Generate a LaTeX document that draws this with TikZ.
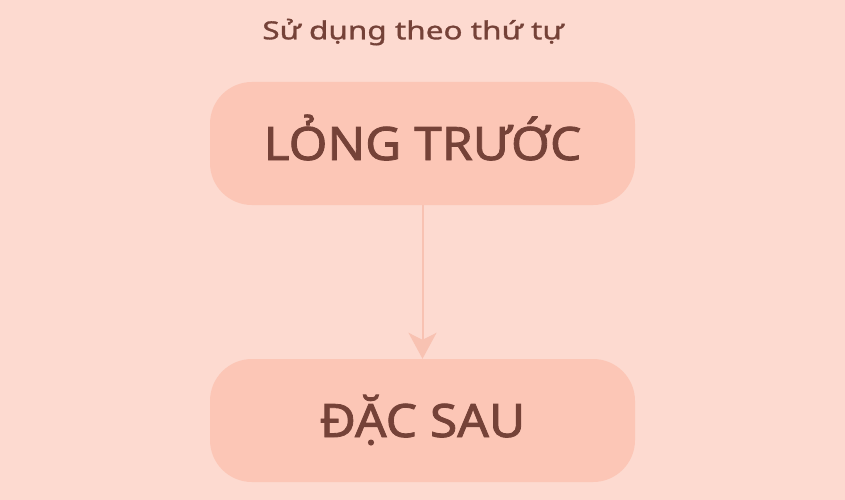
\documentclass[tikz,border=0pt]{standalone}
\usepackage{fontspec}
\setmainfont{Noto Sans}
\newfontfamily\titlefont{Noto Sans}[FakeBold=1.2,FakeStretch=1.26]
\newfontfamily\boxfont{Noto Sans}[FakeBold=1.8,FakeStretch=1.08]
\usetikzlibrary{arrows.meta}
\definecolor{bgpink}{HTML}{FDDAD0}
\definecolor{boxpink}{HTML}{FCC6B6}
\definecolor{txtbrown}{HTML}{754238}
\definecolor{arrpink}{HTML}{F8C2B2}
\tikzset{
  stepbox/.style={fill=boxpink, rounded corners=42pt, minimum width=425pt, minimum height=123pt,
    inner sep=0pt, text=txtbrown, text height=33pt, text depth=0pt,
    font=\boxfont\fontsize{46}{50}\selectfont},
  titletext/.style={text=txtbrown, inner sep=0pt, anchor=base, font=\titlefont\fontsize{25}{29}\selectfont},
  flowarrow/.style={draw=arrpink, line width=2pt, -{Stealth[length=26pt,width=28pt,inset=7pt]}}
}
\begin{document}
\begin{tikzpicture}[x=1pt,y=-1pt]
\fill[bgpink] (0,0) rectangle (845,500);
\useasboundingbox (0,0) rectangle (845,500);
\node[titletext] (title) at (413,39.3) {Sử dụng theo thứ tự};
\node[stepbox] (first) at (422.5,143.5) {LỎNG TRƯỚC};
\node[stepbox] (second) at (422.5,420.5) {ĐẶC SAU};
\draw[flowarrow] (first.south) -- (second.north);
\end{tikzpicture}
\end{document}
▬▬▬
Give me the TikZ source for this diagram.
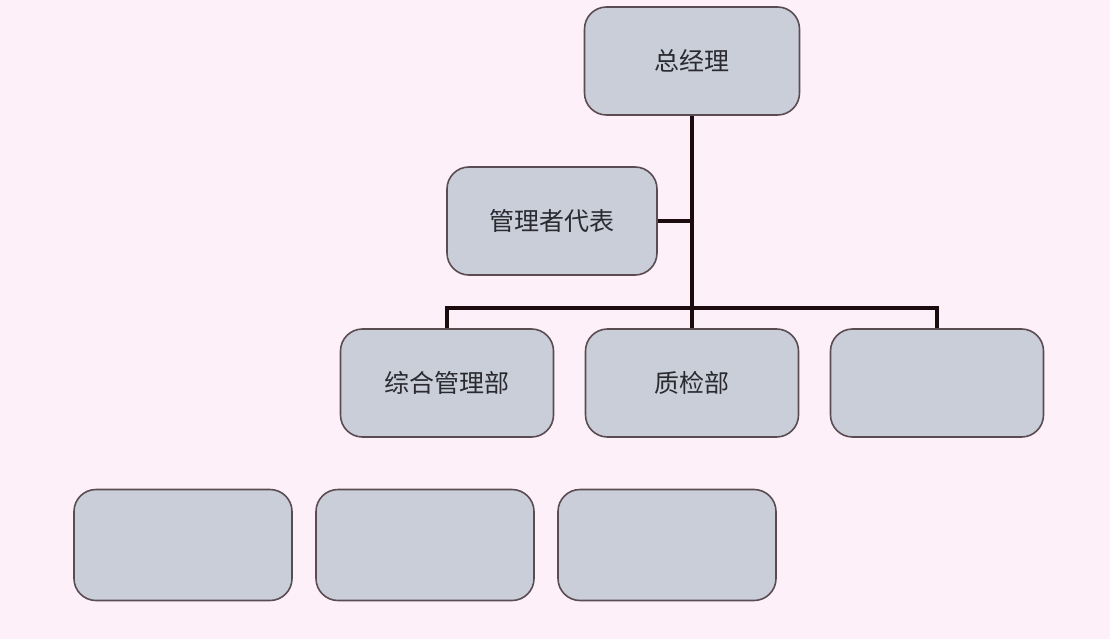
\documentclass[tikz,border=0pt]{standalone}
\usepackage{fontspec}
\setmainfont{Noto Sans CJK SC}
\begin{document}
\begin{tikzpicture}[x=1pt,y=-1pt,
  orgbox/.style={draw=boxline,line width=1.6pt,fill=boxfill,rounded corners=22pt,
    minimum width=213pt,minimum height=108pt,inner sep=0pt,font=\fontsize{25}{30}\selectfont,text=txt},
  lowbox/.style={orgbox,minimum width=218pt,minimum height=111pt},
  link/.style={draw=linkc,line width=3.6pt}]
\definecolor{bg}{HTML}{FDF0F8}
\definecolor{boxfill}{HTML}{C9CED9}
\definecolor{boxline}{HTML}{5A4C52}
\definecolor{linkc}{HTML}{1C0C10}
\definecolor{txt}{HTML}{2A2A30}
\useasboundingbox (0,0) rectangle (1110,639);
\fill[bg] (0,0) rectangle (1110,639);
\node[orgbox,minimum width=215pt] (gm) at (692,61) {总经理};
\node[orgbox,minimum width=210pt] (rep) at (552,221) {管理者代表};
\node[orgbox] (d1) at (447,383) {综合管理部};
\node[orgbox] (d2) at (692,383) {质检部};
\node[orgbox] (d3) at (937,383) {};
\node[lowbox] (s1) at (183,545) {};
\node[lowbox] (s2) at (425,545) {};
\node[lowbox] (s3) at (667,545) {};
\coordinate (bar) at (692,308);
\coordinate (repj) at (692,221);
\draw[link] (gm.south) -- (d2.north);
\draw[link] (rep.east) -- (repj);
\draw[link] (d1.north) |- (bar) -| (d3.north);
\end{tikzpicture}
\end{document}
▬▬▬
Aim of the exercise
Copy out each line of the listing that holds "this".

Response to the task
Generate a LaTeX document that draws this with TikZ.
Give me the TikZ source for this diagram.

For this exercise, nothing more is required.